The National Commission of Audit

I have feared the release of this report for quite some time. However, this post is not about lambasting the report. Instead I am looking at the 5% of content that would be good for the country and should be considered by both sides of the political divide. If it were up to me, I would enjoy a good bon fire with 95% of the 1200 page report - as mostly it is ideologically looking for cuts in government spending and operations that favour the monopolistic business community and the tea-party wannabes.

The sliver of good...


Taking on the Pharmacies Guild - A highly protected industry whose market structure keeps medicine prices higher than they need to be.

Including the home in the pension means test - Does anyone think that people who own multi-million dollar properties should be receiving government payments? Really?

Family Tax Benefit (FTB) - This is poor policy, why? If you want to deliver a payment to Australian families deliver it, don't obfuscate the qualification to receive that payment through tax returns. The current FTB allows for many people to either falsely or mistakenly claim the payment. The inefficient and costly onus then falls on the Tax Office to catch the false claims. A better system is to provide payments through the existing payment arm of Government, Centrelink, and put the onus on claimants to prove before receiving the payment that they qualify to receive it. Ex ante, not ex post. Additionally, regularity of the payment could easily be changed through current operations of Centrelink. If the payment was delivered throughout the year rather than through a lump sum, it would likely improve the utility of the funds for families that struggle on a week to week basis.

Paid Parental Leave (PPL) has been reduced from the inequality reinforcing $150k - Quite simply, why should those earning $150k receive a government payment to replace their wage of $150k? I think the government could find other more productive and equitable ways to that money. The reduction is a good thing.

Raising the preservation and pension age - Life expectancies have been going up but the age at which you stop working has not. It is a shame they exclude the baby booms from this policy recommendation. Of course, for this to be equitable, we do need to consider exceptions. Should ATSI have a different age considering their lower life expectancy? Should those in hard manual jobs be expected to continue to such an age if they are unable to find less physically demanding work?
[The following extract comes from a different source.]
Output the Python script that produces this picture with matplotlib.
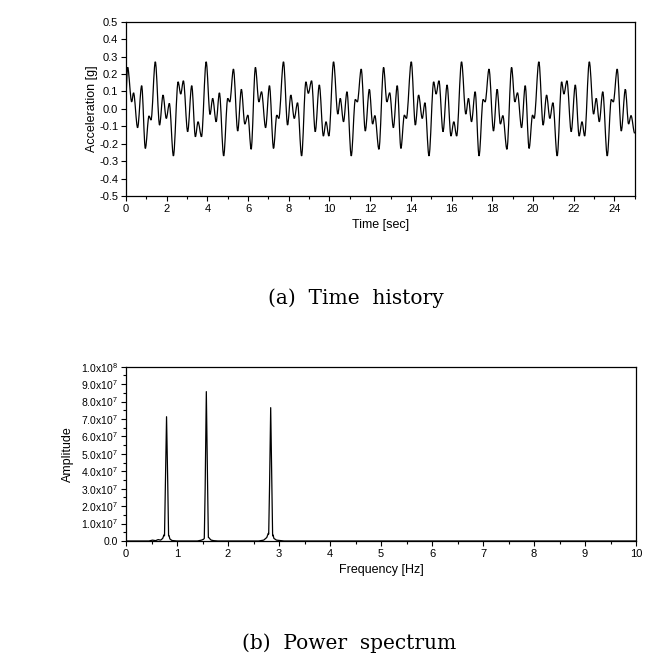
import numpy as np
import matplotlib
matplotlib.use("Agg")
import matplotlib.pyplot as plt
from matplotlib.path import Path
from matplotlib.patches import PathPatch
from matplotlib.ticker import MultipleLocator, FixedLocator

plt.rcParams['font.family'] = ['Liberation Sans', 'DejaVu Sans']
plt.rcParams['mathtext.fontset'] = 'custom'
plt.rcParams['mathtext.rm'] = 'Liberation Sans'
plt.rcParams['mathtext.it'] = 'Liberation Sans'

# time history: peaks / troughs (sec, g)
t_ext = [0.00, 0.08, 0.28, 0.37, 0.57, 0.77, 0.95, 1.13, 1.23, 1.44, 1.65, 1.82, 1.98, 2.13,
         2.33, 2.56, 2.69, 2.82, 3.03, 3.23, 3.41, 3.54, 3.71, 3.94, 4.13, 4.26, 4.43, 4.59,
         4.80, 5.00, 5.10, 5.28, 5.49, 5.67, 5.84, 5.99, 6.15, 6.36, 6.53, 6.66, 6.86, 7.05,
         7.25, 7.41, 7.51, 7.74, 7.94, 8.10, 8.27, 8.43, 8.63, 8.84, 8.96, 9.12, 9.30, 9.50,
         9.70, 9.83, 9.97, 10.20, 10.41, 10.53, 10.69, 10.86, 11.07, 11.27, 11.37, 11.56,
         11.76, 11.96, 12.12, 12.23, 12.43, 12.66, 12.82, 12.96, 13.14, 13.33, 13.51, 13.68,
         13.78, 14.02, 14.22, 14.38, 14.56, 14.69, 14.89, 15.12, 15.24, 15.38, 15.58, 15.78,
         15.97, 16.11, 16.25, 16.49, 16.70, 16.83, 16.98, 17.16, 17.35, 17.55, 17.65, 17.84,
         18.06, 18.24, 18.40, 18.52, 18.72, 18.95, 19.11, 19.24, 19.44, 19.62, 19.81, 19.98,
         20.06, 20.29, 20.50, 20.67, 20.83, 20.98, 21.19, 21.41, 21.52, 21.67, 21.88, 22.08,
         22.27, 22.41, 22.54, 22.77, 22.98, 23.11, 23.26, 23.43, 23.65, 23.85, 23.95, 24.14,
         24.34, 24.54, 24.70, 24.82, 25.00]
a_ext = [0.10, 0.238, 0.04, 0.092, -0.108, 0.133, -0.227, -0.041, -0.064, 0.27, -0.093, 0.079, -0.055, 0.031,
         -0.27, 0.155, 0.085, 0.161, -0.131, 0.133, -0.16, -0.074, -0.16, 0.27, -0.032, 0.06, -0.074, 0.092,
         -0.27, 0.06, 0.04, 0.228, -0.127, 0.112, -0.087, -0.036, -0.232, 0.238, 0.04, 0.098, -0.108, 0.133,
         -0.227, -0.036, -0.055, 0.27, -0.093, 0.079, -0.055, 0.035, -0.27, 0.155, 0.089, 0.161, -0.131, 0.137,
         -0.156, -0.074, -0.156, 0.27, -0.03, 0.06, -0.074, 0.098, -0.27, 0.054, 0.04, 0.228,
         -0.127, 0.112, -0.087, -0.039, -0.232, 0.238, 0.04, 0.092, -0.108, 0.133, -0.227, -0.036,
         -0.055, 0.27, -0.093, 0.079, -0.055, 0.035, -0.27, 0.155, 0.085, 0.161, -0.131, 0.137,
         -0.156, -0.074, -0.156, 0.27, -0.03, 0.06, -0.074, 0.098, -0.27, 0.054, 0.04, 0.228,
         -0.127, 0.112, -0.087, -0.039, -0.232, 0.238, 0.04, 0.092, -0.108, 0.133, -0.227, -0.036,
         -0.055, 0.27, -0.093, 0.079, -0.055, 0.035, -0.27, 0.155, 0.085, 0.161, -0.131, 0.137,
         -0.156, -0.074, -0.156, 0.27, -0.03, 0.06, -0.074, 0.098, -0.27, 0.054, 0.04, 0.228,
         -0.127, 0.112, -0.087, -0.039, -0.14]

# power spectrum (Hz, amplitude x1e7)
freq = [0.0, 0.45, 0.52, 0.58, 0.63, 0.68, 0.72, 0.745, 0.755, 0.772, 0.795, 0.818, 0.835, 0.845, 0.86, 0.9, 1.0,
        1.4, 1.48, 1.52, 1.535, 1.552, 1.575, 1.598, 1.615, 1.63, 1.645, 1.67, 1.72, 1.8,
        2.6, 2.7, 2.76, 2.79, 2.798, 2.815, 2.837, 2.86, 2.875, 2.885, 2.9, 2.95, 3.1, 10.0]
amp = [0.0, 0.0, 0.05, 0.02, 0.08, 0.05, 0.15, 0.35, 0.3, 3.2, 7.13, 3.4, 0.3, 0.3, 0.12, 0.03, 0.0,
       0.0, 0.05, 0.1, 0.15, 3.0, 8.57, 3.6, 0.2, 0.18, 0.12, 0.05, 0.02, 0.0,
       0.0, 0.05, 0.2, 0.44, 0.4, 3.2, 7.65, 3.2, 0.3, 0.34, 0.15, 0.05, 0.0, 0.0]

fig = plt.figure(figsize=(6.55, 6.57), dpi=100)

# ---- (a) time history
ax1 = fig.add_axes([126/655, 1 - 196/657, 508.7/655, 174.3/657])
verts = [(t_ext[0], a_ext[0])]
codes = [Path.MOVETO]
for i in range(1, len(t_ext)):
    dt = t_ext[i] - t_ext[i-1]
    verts += [(t_ext[i-1] + dt/3, a_ext[i-1]), (t_ext[i] - dt/3, a_ext[i]), (t_ext[i], a_ext[i])]
    codes += [Path.CURVE4] * 3
ax1.add_patch(PathPatch(Path(verts, codes), fill=False, edgecolor='black', lw=0.9))
ax1.set_xlim(0, 25)
ax1.set_ylim(-0.5, 0.5)
ax1.xaxis.set_major_locator(MultipleLocator(2))
ax1.xaxis.set_minor_locator(MultipleLocator(1))
ax1.yaxis.set_major_locator(MultipleLocator(0.1))
ax1.set_yticklabels(['%.1f' % v for v in ax1.get_yticks()])
ax1.set_xlabel('Time [sec]', fontsize=9, labelpad=4)
ax1.set_ylabel('Acceleration [g]', fontsize=9, labelpad=1)

# ---- (b) power spectrum
ax2 = fig.add_axes([126/655, 1 - 541/657, 510/655, 174.3/657])
ax2.plot(freq, np.array(amp) * 1e7, color='black', lw=0.9)
ax2.set_xlim(0, 10)
ax2.set_ylim(0, 1e8)
ax2.xaxis.set_major_locator(MultipleLocator(1))
ax2.xaxis.set_minor_locator(MultipleLocator(0.5))
yt = np.arange(0, 11) * 1e7
ax2.yaxis.set_major_locator(FixedLocator(yt))
ax2.yaxis.set_minor_locator(MultipleLocator(0.5e7))
ylabs = ['0.0'] + ['%.1fx10$^{7}$' % k for k in range(1, 10)] + ['1.0x10$^{8}$']
ax2.set_yticklabels(ylabs)
ax2.set_xlabel('Frequency [Hz]', fontsize=9, labelpad=4)
ax2.set_ylabel('Amplitude', fontsize=9, labelpad=5)

for ax in (ax1, ax2):
    ax.tick_params(which='both', direction='out', labelsize=8, top=False, right=False, pad=2)
    ax.tick_params(which='major', length=3.5, width=0.8)
    ax.tick_params(which='minor', length=2, width=0.8)
    for s in ax.spines.values():
        s.set_linewidth(0.9)
ax2.tick_params(axis='y', labelsize=7.5)

fig.text(356/655, 1 - 298/657, '(a)  Time  history', ha='center', va='center',
         fontsize=14.5, family=['DejaVu Serif'])
fig.text(349/655, 1 - 643/657, '(b)  Power  spectrum', ha='center', va='center',
         fontsize=14.5, family=['DejaVu Serif'])

fig.savefig('out.png', dpi=100)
These are the headline highlights of the report. There may be more sound recommendations, but without reading the 1200 page report I will stop here.
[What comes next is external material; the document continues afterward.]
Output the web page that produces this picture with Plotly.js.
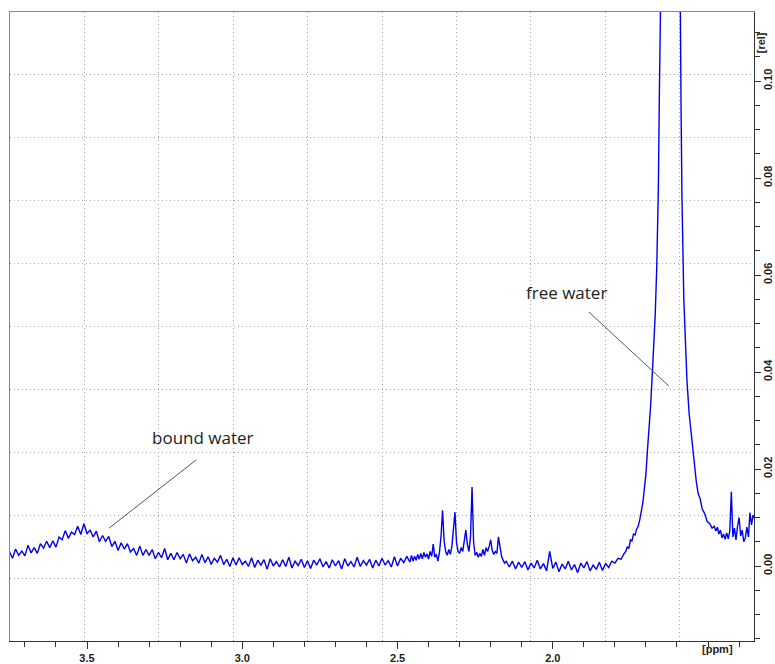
<!DOCTYPE html>
<html>
<head>
<meta charset="utf-8">
<script src="https://cdn.plot.ly/plotly-3.0.1.min.js"></script>
<style>html,body{margin:0;padding:0;background:#fff;}#chart{width:775px;height:664px;}</style>
</head>
<body>
<div id="chart"></div>
<script>
// ---- spectrum data (chemical shift in ppm, intensity in rel units) ----
const ppmA = [3.75,3.74,3.73,3.72,3.71,3.70,3.69,3.68,3.67,3.66,3.65,3.64,3.63,3.62,3.61,3.60,3.59,3.58,3.57,3.56,3.55,3.54,3.53,3.52,3.51,3.50,3.49,3.48,3.47,3.46,3.45,3.44,3.43,3.42,3.41,3.40,3.39,3.38,3.37,3.36,3.35,3.34,3.33,3.32,3.31,3.30,3.29,3.28,3.27,3.26,3.25,3.24,3.23,3.22,3.21,3.20,3.19,3.18,3.17,3.16,3.15,3.14,3.13,3.12,3.11,3.10,3.09,3.08,3.07,3.06,3.05,3.04,3.03,3.02,3.01,3.00,2.99,2.98,2.97,2.96,2.95,2.94,2.93,2.92,2.91,2.90,2.89,2.88,2.87,2.86,2.85,2.84,2.83,2.82,2.81,2.80,2.79,2.78,2.77,2.76,2.75,2.74,2.73,2.72,2.71,2.70,2.69,2.68,2.67,2.66,2.65,2.64,2.63,2.62,2.61,2.60,2.59,2.58,2.57,2.56,2.55,2.54,2.53,2.52,2.51,2.50,2.49,2.48,2.47,2.46];
const relA = [0.0030,0.0016,0.0035,0.0022,0.0031,0.0021,0.0043,0.0027,0.0038,0.0026,0.0046,0.0037,0.0051,0.0038,0.0052,0.0039,0.0060,0.0054,0.0073,0.0057,0.0070,0.0065,0.0082,0.0065,0.0087,0.0067,0.0074,0.0060,0.0072,0.0050,0.0063,0.0051,0.0061,0.0040,0.0051,0.0032,0.0048,0.0035,0.0046,0.0029,0.0036,0.0022,0.0041,0.0022,0.0034,0.0022,0.0034,0.0015,0.0028,0.0017,0.0036,0.0013,0.0026,0.0013,0.0028,0.0015,0.0024,0.0006,0.0025,0.0011,0.0018,0.0006,0.0024,0.0007,0.0019,0.0003,0.0016,0.0008,0.0022,0.0003,0.0014,-0.0001,0.0017,0.0002,0.0017,0.0003,0.0010,-0.0001,0.0017,-0.0003,0.0012,0.0002,0.0013,-0.0007,0.0015,0.0000,0.0009,-0.0002,0.0013,-0.0001,0.0018,-0.0004,0.0010,0.0001,0.0014,-0.0003,0.0011,-0.0005,0.0012,0.0002,0.0015,-0.0002,0.0009,-0.0004,0.0013,0.0000,0.0011,-0.0006,0.0015,0.0000,0.0009,-0.0002,0.0018,-0.0001,0.0011,0.0002,0.0014,-0.0004,0.0012,0.0000,0.0016,0.0002,0.0011,-0.0002,0.0019,0.0000,0.0016,0.0007,0.0020,0.0008];

const ppmB = [2.455,2.450,2.445,2.440,2.435,2.430,2.425,2.420,2.415,2.410,2.405,2.400,2.395,2.390,2.385,2.380,2.375,2.370,2.365,2.360,2.355,2.350,2.345,2.340,2.335,2.330,2.325,2.320,2.315,2.310,2.305,2.300,2.295,2.290,2.285,2.280,2.275,2.270,2.265,2.260,2.255,2.250,2.245,2.240,2.235,2.230,2.225,2.220,2.215,2.210,2.205,2.200,2.195,2.190,2.185,2.180,2.175,2.170,2.165,2.160,2.155,2.150];
const relB = [0.0022,0.0010,0.0020,0.0012,0.0024,0.0014,0.0026,0.0015,0.0028,0.0018,0.0025,0.0014,0.0030,0.0020,0.0045,0.0018,0.0024,0.0010,0.0028,0.0060,0.0115,0.0052,0.0030,0.0022,0.0034,0.0024,0.0040,0.0070,0.0111,0.0048,0.0030,0.0026,0.0038,0.0030,0.0048,0.0074,0.0044,0.0030,0.0060,0.0163,0.0050,0.0022,0.0028,0.0018,0.0026,0.0020,0.0034,0.0022,0.0038,0.0030,0.0040,0.0054,0.0032,0.0024,0.0030,0.0026,0.0060,0.0038,0.0020,0.0012,0.0006,0.0010];

const ppmC = [2.14,2.13,2.12,2.11,2.10,2.09,2.08,2.07,2.06,2.05,2.04,2.03,2.02,2.01,2.00,1.99,1.98,1.97,1.96,1.95,1.94,1.93,1.92,1.91,1.90,1.89,1.88,1.87,1.86,1.85,1.84,1.83,1.82,1.81,1.80,1.79,1.78,1.77];
const relC = [-0.0002,0.0010,-0.0006,0.0008,-0.0003,0.0009,-0.0008,0.0006,-0.0004,0.0012,-0.0006,0.0005,-0.0010,0.0030,-0.0005,0.0008,-0.0012,0.0004,-0.0006,0.0010,-0.0008,0.0003,-0.0014,0.0006,-0.0004,0.0009,-0.0010,0.0002,-0.0007,0.0008,-0.0009,0.0005,-0.0003,0.0010,0.0006,0.0016,0.0014,0.0026];

const ppmD = [1.765,1.760,1.755,1.750,1.745,1.740,1.735,1.730,1.725,1.720,1.715,1.710,1.705,1.700,1.695,1.690,1.685,1.680,1.675,1.670,1.665,1.660,1.657,1.654,1.650,1.640,1.625,1.610,1.600,1.593,1.590,1.587,1.584,1.578,1.572,1.568,1.561,1.552,1.545,1.538,1.532,1.525,1.519,1.511,1.503,1.495,1.487,1.480];
const relD = [0.0030,0.0040,0.0036,0.0054,0.0052,0.0066,0.0064,0.0076,0.0082,0.0095,0.0110,0.0130,0.0160,0.0190,0.0240,0.0280,0.0330,0.0390,0.0450,0.0520,0.0620,0.0780,0.0960,0.1200,0.1600,0.2200,0.2500,0.2400,0.2100,0.1500,0.1140,0.0950,0.0760,0.0550,0.0450,0.0384,0.0315,0.0260,0.0210,0.0175,0.0150,0.0138,0.0118,0.0108,0.0092,0.0088,0.0078,0.0082];

const ppmE = [1.475,1.470,1.465,1.460,1.455,1.450,1.445,1.440,1.435,1.430,1.425,1.420,1.415,1.410,1.405,1.400,1.395,1.390,1.385,1.380,1.375,1.370,1.365,1.360,1.355,1.350];
const relE = [0.0072,0.0080,0.0066,0.0074,0.0058,0.0066,0.0055,0.0068,0.0056,0.0072,0.0153,0.0060,0.0078,0.0054,0.0082,0.0100,0.0062,0.0074,0.0050,0.0058,0.0080,0.0060,0.0110,0.0085,0.0105,0.0098];

// ---- axis ticks ----
const xTickVals = [3.5, 3.0, 2.5, 2.0];
const xTickText = ['3.5', '3.0', '2.5', '2.0'];
const yTickVals = [0.00, 0.02, 0.04, 0.06, 0.08, 0.10];
const yTickText = ['0.00', '0.02', '0.04', '0.06', '0.08', '0.10'];

const ppm = [].concat(ppmA, ppmB, ppmC, ppmD, ppmE);
const rel = [].concat(relA, relB, relC, relD, relE);

const tickFont = {family: 'Liberation Sans, Arial, sans-serif', size: 11, color: '#222', weight: 'bold'};
const noteFont = {family: 'Open Sans, sans-serif', size: 17, color: '#222'};
const gridDots = '1px,3px';

const data = [
  {x: [], y: [], xaxis: 'x2', yaxis: 'y2', type: 'scatter', mode: 'lines', hoverinfo: 'skip', showlegend: false},
  {x: ppm, y: rel, type: 'scatter', mode: 'lines', line: {color: '#0000f0', width: 1.4}, showlegend: false}
];

const layout = {
  width: 775, height: 664,
  margin: {l: 10, r: 21, t: 12, b: 23, pad: 0},
  paper_bgcolor: '#ffffff', plot_bgcolor: '#ffffff',
  showlegend: false,
  xaxis: {
    range: [3.748, 1.352], autorange: false,
    tickvals: xTickVals, ticktext: xTickText,
    ticks: 'outside', ticklen: 7, tickcolor: '#333', tickwidth: 1,
    showgrid: false, zeroline: false,
    showline: true, linecolor: '#333', linewidth: 1,
    tickfont: tickFont,
    minor: {dtick: 0.1, tick0: 0, ticks: 'outside', ticklen: 5, tickcolor: '#333', showgrid: false}
  },
  yaxis: {
    side: 'right',
    range: [-0.01546, 0.11423], autorange: false,
    tickvals: yTickVals, ticktext: yTickText, tickangle: -90,
    ticks: 'outside', ticklen: 6, tickcolor: '#333', tickwidth: 1,
    ticklabelstandoff: -2,
    showgrid: false, zeroline: false,
    showline: true, linecolor: '#333', linewidth: 1,
    tickfont: tickFont,
    minor: {dtick: 0.005, tick0: 0, ticks: 'outside', ticklen: 5, tickcolor: '#333', showgrid: false}
  },
  xaxis2: {
    overlaying: 'x', anchor: 'y2', side: 'top',
    range: [0, 10], autorange: false, dtick: 1, tick0: 0,
    showgrid: true, griddash: gridDots, gridcolor: '#a8a8a8', gridwidth: 1,
    showticklabels: false, ticks: '', zeroline: false,
    showline: true, linecolor: '#888', linewidth: 1
  },
  yaxis2: {
    overlaying: 'y', anchor: 'x2', side: 'left',
    range: [0, 10], autorange: false, dtick: 1, tick0: 0,
    showgrid: true, griddash: gridDots, gridcolor: '#a8a8a8', gridwidth: 1,
    showticklabels: false, ticks: '', zeroline: false,
    showline: true, linecolor: '#888', linewidth: 1
  },
  annotations: [
    {text: 'bound water', x: 3.126, y: 0.0264, xref: 'x', yref: 'y', showarrow: false, font: noteFont},
    {text: 'free water', x: 1.955, y: 0.0563, xref: 'x', yref: 'y', showarrow: false, font: noteFont},
    {text: '[rel]', xref: 'paper', yref: 'paper', x: 1.0195, y: 0.971, textangle: -90, showarrow: false, font: tickFont},
    {text: '[ppm]', xref: 'paper', yref: 'paper', x: 0.9745, y: -0.0254, showarrow: false, font: tickFont}
  ],
  shapes: [
    {type: 'line', xref: 'x', yref: 'y', x0: 3.148, y0: 0.0219, x1: 3.429, y1: 0.0078, line: {color: '#555', width: 1}},
    {type: 'line', xref: 'x', yref: 'y', x0: 1.884, y0: 0.0524, x1: 1.626, y1: 0.0371, line: {color: '#555', width: 1}}
  ]
};

Plotly.newPlot('chart', data, layout, {displayModeBar: false, staticPlot: true});
</script>
</body>
</html>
Political Strategy of the Government

Progressives will flinch at reading this, but the the Coalition Government is operating exceptionally well on the political strategy front. They didn't outline their harsh plans to the electorate as this would damage their chances of winning. Instead, after winning government they have set-up a smoke screen, 'The National Commission of Audit', that provides credence to their deeply held agenda and does the talking for them. The Coalition have set the terms upon which the battles will occur.

Labor needs to start forging its own narrative of how it wants to shape the country. Wealth and income inequality are major issues, not just because of the empirical evidence that shows the socially damaging impacts, but because it stifles productive economic investment into items Australia really needs and that Labor should stand for - think for example a proper National Broadband Network or High Speed Rail infrastructure. Perhaps the Labor party could learn from the Coalition's strategy. Set up a 'National Commission of Inequality of Income and Wealth', don't be shy with the terms of reference, let it go full bore. Stack it with academics like Prof. Frank Stilwell or Prof. Bill Mitchell, put a former MP on there that is genuinely pro-worker like Greg Combet, homelessness advocates, environmental experts etc. Then make the Commission present their findings to the public with an announcement prior to the budget. Lay the groundwork for a progressive budget. We'll need one after the Coalition are finished.

Labor needs to think about how it can shift the terms of the political war as well as matching the Coalition's tactics.

*Read the Spirit Level for an engaging meta-study of inequality the detrimental impacts of inequality.